→ **DIRECTIONS**: All of the lines below are to be transcribed faithfully, with pictures excluded from the copy.

→ **INFORMATION SUPPLIED**:

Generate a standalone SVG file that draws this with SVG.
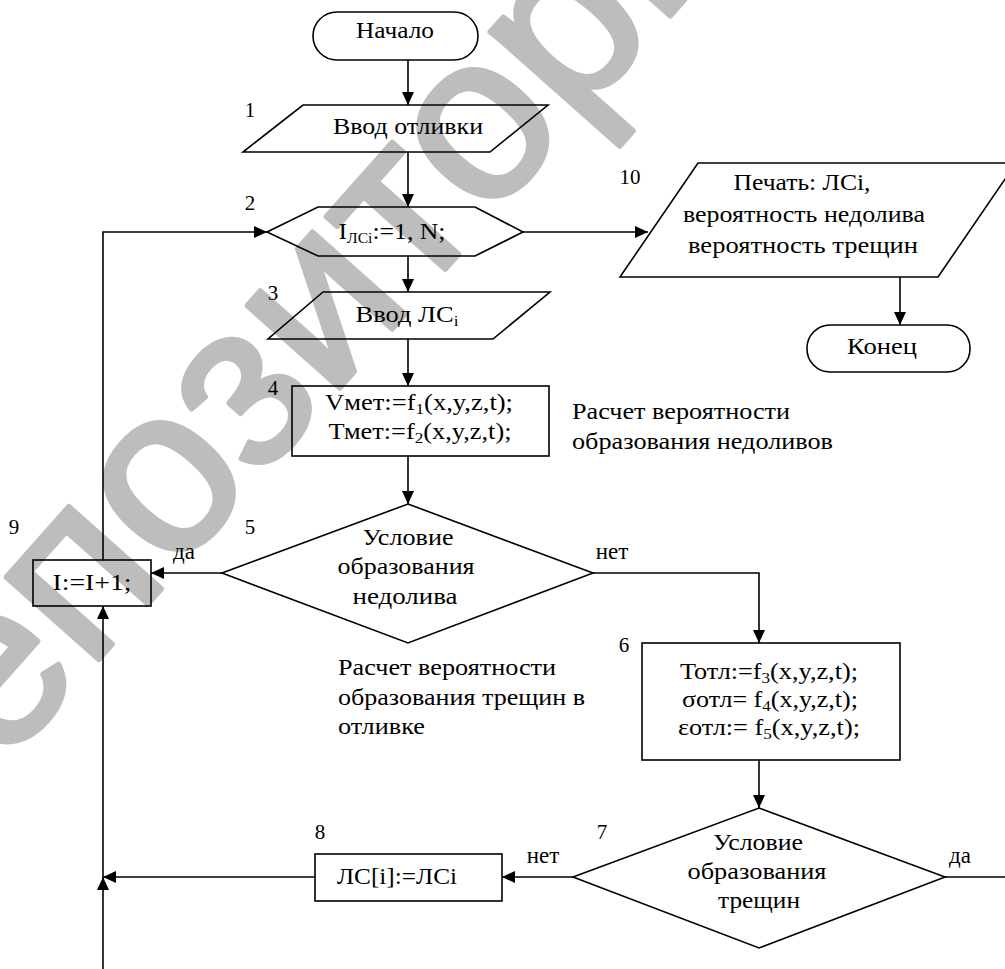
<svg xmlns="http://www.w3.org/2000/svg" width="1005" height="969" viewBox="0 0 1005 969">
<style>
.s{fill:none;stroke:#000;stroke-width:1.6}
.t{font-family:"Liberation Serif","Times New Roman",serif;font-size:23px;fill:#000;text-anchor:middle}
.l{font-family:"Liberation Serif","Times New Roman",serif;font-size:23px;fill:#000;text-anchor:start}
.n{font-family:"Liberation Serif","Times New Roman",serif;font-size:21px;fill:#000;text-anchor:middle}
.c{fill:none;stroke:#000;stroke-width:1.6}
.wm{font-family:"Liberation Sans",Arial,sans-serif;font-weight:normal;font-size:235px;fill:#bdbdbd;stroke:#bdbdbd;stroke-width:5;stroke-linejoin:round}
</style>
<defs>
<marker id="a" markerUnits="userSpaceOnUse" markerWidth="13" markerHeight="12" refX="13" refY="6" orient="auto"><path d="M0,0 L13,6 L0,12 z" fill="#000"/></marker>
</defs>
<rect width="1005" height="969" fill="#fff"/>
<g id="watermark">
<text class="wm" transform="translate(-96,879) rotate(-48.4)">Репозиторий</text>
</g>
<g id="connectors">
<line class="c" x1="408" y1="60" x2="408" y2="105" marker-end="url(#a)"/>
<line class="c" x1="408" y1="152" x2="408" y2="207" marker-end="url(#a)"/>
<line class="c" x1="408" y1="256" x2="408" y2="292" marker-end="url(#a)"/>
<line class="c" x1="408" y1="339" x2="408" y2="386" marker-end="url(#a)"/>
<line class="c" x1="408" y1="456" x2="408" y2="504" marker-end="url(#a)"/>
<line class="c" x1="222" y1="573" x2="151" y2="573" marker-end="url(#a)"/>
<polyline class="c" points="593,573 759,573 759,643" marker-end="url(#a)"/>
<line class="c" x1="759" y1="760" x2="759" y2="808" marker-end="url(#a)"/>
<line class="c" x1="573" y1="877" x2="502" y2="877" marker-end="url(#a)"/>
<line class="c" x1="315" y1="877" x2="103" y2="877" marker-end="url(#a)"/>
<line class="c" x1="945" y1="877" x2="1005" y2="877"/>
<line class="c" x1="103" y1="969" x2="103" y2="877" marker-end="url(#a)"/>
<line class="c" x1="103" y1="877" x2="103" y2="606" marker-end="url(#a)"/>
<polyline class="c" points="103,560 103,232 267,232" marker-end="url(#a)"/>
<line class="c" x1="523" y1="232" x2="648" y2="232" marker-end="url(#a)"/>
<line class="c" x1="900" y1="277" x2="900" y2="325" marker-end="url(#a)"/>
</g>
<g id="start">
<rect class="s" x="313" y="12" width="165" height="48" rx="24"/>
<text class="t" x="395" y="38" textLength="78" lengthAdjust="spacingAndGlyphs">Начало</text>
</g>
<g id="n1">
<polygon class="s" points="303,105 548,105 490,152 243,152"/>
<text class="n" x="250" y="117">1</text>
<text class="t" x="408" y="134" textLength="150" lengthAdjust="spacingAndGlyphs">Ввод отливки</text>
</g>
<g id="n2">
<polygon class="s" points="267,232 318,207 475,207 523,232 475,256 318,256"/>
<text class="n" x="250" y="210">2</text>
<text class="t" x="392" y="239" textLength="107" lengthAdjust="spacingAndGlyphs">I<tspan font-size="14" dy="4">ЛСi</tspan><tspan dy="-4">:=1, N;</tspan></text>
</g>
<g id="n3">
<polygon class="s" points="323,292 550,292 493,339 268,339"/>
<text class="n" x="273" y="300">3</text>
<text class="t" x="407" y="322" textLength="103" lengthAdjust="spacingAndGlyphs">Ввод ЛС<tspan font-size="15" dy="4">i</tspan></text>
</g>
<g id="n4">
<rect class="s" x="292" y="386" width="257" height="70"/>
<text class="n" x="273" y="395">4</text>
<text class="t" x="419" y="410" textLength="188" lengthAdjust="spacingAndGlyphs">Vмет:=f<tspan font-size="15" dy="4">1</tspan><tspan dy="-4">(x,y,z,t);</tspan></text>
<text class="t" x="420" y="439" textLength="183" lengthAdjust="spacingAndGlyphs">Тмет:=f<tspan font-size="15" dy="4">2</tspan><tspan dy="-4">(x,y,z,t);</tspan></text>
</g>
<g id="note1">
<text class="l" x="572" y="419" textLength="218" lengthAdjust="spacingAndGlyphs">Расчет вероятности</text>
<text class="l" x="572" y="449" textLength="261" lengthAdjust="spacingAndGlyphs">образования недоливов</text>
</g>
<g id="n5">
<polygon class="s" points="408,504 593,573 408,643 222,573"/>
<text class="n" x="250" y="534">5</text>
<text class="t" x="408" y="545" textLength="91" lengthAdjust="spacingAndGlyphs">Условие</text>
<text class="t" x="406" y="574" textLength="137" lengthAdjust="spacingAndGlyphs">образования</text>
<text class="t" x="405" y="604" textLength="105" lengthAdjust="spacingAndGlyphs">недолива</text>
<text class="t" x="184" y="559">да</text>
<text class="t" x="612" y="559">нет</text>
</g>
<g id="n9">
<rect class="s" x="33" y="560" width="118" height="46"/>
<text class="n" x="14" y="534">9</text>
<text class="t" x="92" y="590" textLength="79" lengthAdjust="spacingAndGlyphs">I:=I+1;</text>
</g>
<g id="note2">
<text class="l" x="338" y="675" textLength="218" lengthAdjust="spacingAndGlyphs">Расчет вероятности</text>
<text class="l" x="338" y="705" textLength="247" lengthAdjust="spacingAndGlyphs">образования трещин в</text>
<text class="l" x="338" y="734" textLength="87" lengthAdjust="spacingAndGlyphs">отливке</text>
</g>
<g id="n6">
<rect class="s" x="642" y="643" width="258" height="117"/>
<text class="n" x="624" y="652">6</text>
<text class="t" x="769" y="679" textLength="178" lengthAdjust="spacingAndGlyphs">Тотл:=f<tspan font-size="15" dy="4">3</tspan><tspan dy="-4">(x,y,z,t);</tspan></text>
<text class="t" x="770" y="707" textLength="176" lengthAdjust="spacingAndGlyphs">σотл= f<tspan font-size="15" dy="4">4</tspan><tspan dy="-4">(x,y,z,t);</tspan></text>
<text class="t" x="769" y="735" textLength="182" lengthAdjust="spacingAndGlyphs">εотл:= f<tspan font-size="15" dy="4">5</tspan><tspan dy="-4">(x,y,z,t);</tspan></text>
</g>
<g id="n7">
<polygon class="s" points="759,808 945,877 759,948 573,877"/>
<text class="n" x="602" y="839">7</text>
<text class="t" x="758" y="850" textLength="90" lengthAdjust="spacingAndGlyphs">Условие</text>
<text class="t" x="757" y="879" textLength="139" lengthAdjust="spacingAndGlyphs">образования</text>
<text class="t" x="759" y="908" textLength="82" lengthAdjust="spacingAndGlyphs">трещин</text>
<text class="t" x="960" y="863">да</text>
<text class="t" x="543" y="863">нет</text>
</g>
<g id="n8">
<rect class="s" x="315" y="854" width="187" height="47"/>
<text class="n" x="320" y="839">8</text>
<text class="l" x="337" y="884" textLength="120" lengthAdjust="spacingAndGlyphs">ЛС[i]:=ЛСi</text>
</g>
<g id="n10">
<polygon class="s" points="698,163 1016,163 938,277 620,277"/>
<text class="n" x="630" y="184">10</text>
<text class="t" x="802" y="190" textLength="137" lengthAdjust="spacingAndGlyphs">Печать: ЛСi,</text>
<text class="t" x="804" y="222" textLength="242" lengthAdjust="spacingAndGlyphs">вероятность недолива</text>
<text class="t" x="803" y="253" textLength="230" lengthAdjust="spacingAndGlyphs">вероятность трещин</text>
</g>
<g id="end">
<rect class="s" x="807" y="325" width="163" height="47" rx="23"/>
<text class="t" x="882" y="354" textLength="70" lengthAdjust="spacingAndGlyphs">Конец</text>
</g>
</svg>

→ **FINISHED EXERCISE**:
Generate a standalone SVG file that draws this with SVG.
<svg xmlns="http://www.w3.org/2000/svg" width="1005" height="969" viewBox="0 0 1005 969">
<style>
.s{fill:none;stroke:#000;stroke-width:1.6}
.t{font-family:"Liberation Serif","Times New Roman",serif;font-size:23px;fill:#000;text-anchor:middle}
.l{font-family:"Liberation Serif","Times New Roman",serif;font-size:23px;fill:#000;text-anchor:start}
.n{font-family:"Liberation Serif","Times New Roman",serif;font-size:21px;fill:#000;text-anchor:middle}
.c{fill:none;stroke:#000;stroke-width:1.6}
.wm{font-family:"Liberation Sans",Arial,sans-serif;font-weight:normal;font-size:235px;fill:#bdbdbd;stroke:#bdbdbd;stroke-width:5;stroke-linejoin:round}
</style>
<defs>
<marker id="a" markerUnits="userSpaceOnUse" markerWidth="13" markerHeight="12" refX="13" refY="6" orient="auto"><path d="M0,0 L13,6 L0,12 z" fill="#000"/></marker>
</defs>
<rect width="1005" height="969" fill="#fff"/>
<g id="watermark">
<text class="wm" transform="translate(-96,879) rotate(-48.4)">Репозиторий</text>
</g>
<g id="connectors">
<line class="c" x1="408" y1="60" x2="408" y2="105" marker-end="url(#a)"/>
<line class="c" x1="408" y1="152" x2="408" y2="207" marker-end="url(#a)"/>
<line class="c" x1="408" y1="256" x2="408" y2="292" marker-end="url(#a)"/>
<line class="c" x1="408" y1="339" x2="408" y2="386" marker-end="url(#a)"/>
<line class="c" x1="408" y1="456" x2="408" y2="504" marker-end="url(#a)"/>
<line class="c" x1="222" y1="573" x2="151" y2="573" marker-end="url(#a)"/>
<polyline class="c" points="593,573 759,573 759,643" marker-end="url(#a)"/>
<line class="c" x1="759" y1="760" x2="759" y2="808" marker-end="url(#a)"/>
<line class="c" x1="573" y1="877" x2="502" y2="877" marker-end="url(#a)"/>
<line class="c" x1="315" y1="877" x2="103" y2="877" marker-end="url(#a)"/>
<line class="c" x1="945" y1="877" x2="1005" y2="877"/>
<line class="c" x1="103" y1="969" x2="103" y2="877" marker-end="url(#a)"/>
<line class="c" x1="103" y1="877" x2="103" y2="606" marker-end="url(#a)"/>
<polyline class="c" points="103,560 103,232 267,232" marker-end="url(#a)"/>
<line class="c" x1="523" y1="232" x2="648" y2="232" marker-end="url(#a)"/>
<line class="c" x1="900" y1="277" x2="900" y2="325" marker-end="url(#a)"/>
</g>
<g id="start">
<rect class="s" x="313" y="12" width="165" height="48" rx="24"/>
<text class="t" x="395" y="38" textLength="78" lengthAdjust="spacingAndGlyphs">Начало</text>
</g>
<g id="n1">
<polygon class="s" points="303,105 548,105 490,152 243,152"/>
<text class="n" x="250" y="117">1</text>
<text class="t" x="408" y="134" textLength="150" lengthAdjust="spacingAndGlyphs">Ввод отливки</text>
</g>
<g id="n2">
<polygon class="s" points="267,232 318,207 475,207 523,232 475,256 318,256"/>
<text class="n" x="250" y="210">2</text>
<text class="t" x="392" y="239" textLength="107" lengthAdjust="spacingAndGlyphs">I<tspan font-size="14" dy="4">ЛСi</tspan><tspan dy="-4">:=1, N;</tspan></text>
</g>
<g id="n3">
<polygon class="s" points="323,292 550,292 493,339 268,339"/>
<text class="n" x="273" y="300">3</text>
<text class="t" x="407" y="322" textLength="103" lengthAdjust="spacingAndGlyphs">Ввод ЛС<tspan font-size="15" dy="4">i</tspan></text>
</g>
<g id="n4">
<rect class="s" x="292" y="386" width="257" height="70"/>
<text class="n" x="273" y="395">4</text>
<text class="t" x="419" y="410" textLength="188" lengthAdjust="spacingAndGlyphs">Vмет:=f<tspan font-size="15" dy="4">1</tspan><tspan dy="-4">(x,y,z,t);</tspan></text>
<text class="t" x="420" y="439" textLength="183" lengthAdjust="spacingAndGlyphs">Тмет:=f<tspan font-size="15" dy="4">2</tspan><tspan dy="-4">(x,y,z,t);</tspan></text>
</g>
<g id="note1">
<text class="l" x="572" y="419" textLength="218" lengthAdjust="spacingAndGlyphs">Расчет вероятности</text>
<text class="l" x="572" y="449" textLength="261" lengthAdjust="spacingAndGlyphs">образования недоливов</text>
</g>
<g id="n5">
<polygon class="s" points="408,504 593,573 408,643 222,573"/>
<text class="n" x="250" y="534">5</text>
<text class="t" x="408" y="545" textLength="91" lengthAdjust="spacingAndGlyphs">Условие</text>
<text class="t" x="406" y="574" textLength="137" lengthAdjust="spacingAndGlyphs">образования</text>
<text class="t" x="405" y="604" textLength="105" lengthAdjust="spacingAndGlyphs">недолива</text>
<text class="t" x="184" y="559">да</text>
<text class="t" x="612" y="559">нет</text>
</g>
<g id="n9">
<rect class="s" x="33" y="560" width="118" height="46"/>
<text class="n" x="14" y="534">9</text>
<text class="t" x="92" y="590" textLength="79" lengthAdjust="spacingAndGlyphs">I:=I+1;</text>
</g>
<g id="note2">
<text class="l" x="338" y="675" textLength="218" lengthAdjust="spacingAndGlyphs">Расчет вероятности</text>
<text class="l" x="338" y="705" textLength="247" lengthAdjust="spacingAndGlyphs">образования трещин в</text>
<text class="l" x="338" y="734" textLength="87" lengthAdjust="spacingAndGlyphs">отливке</text>
</g>
<g id="n6">
<rect class="s" x="642" y="643" width="258" height="117"/>
<text class="n" x="624" y="652">6</text>
<text class="t" x="769" y="679" textLength="178" lengthAdjust="spacingAndGlyphs">Тотл:=f<tspan font-size="15" dy="4">3</tspan><tspan dy="-4">(x,y,z,t);</tspan></text>
<text class="t" x="770" y="707" textLength="176" lengthAdjust="spacingAndGlyphs">σотл= f<tspan font-size="15" dy="4">4</tspan><tspan dy="-4">(x,y,z,t);</tspan></text>
<text class="t" x="769" y="735" textLength="182" lengthAdjust="spacingAndGlyphs">εотл:= f<tspan font-size="15" dy="4">5</tspan><tspan dy="-4">(x,y,z,t);</tspan></text>
</g>
<g id="n7">
<polygon class="s" points="759,808 945,877 759,948 573,877"/>
<text class="n" x="602" y="839">7</text>
<text class="t" x="758" y="850" textLength="90" lengthAdjust="spacingAndGlyphs">Условие</text>
<text class="t" x="757" y="879" textLength="139" lengthAdjust="spacingAndGlyphs">образования</text>
<text class="t" x="759" y="908" textLength="82" lengthAdjust="spacingAndGlyphs">трещин</text>
<text class="t" x="960" y="863">да</text>
<text class="t" x="543" y="863">нет</text>
</g>
<g id="n8">
<rect class="s" x="315" y="854" width="187" height="47"/>
<text class="n" x="320" y="839">8</text>
<text class="l" x="337" y="884" textLength="120" lengthAdjust="spacingAndGlyphs">ЛС[i]:=ЛСi</text>
</g>
<g id="n10">
<polygon class="s" points="698,163 1016,163 938,277 620,277"/>
<text class="n" x="630" y="184">10</text>
<text class="t" x="802" y="190" textLength="137" lengthAdjust="spacingAndGlyphs">Печать: ЛСi,</text>
<text class="t" x="804" y="222" textLength="242" lengthAdjust="spacingAndGlyphs">вероятность недолива</text>
<text class="t" x="803" y="253" textLength="230" lengthAdjust="spacingAndGlyphs">вероятность трещин</text>
</g>
<g id="end">
<rect class="s" x="807" y="325" width="163" height="47" rx="23"/>
<text class="t" x="882" y="354" textLength="70" lengthAdjust="spacingAndGlyphs">Конец</text>
</g>
</svg>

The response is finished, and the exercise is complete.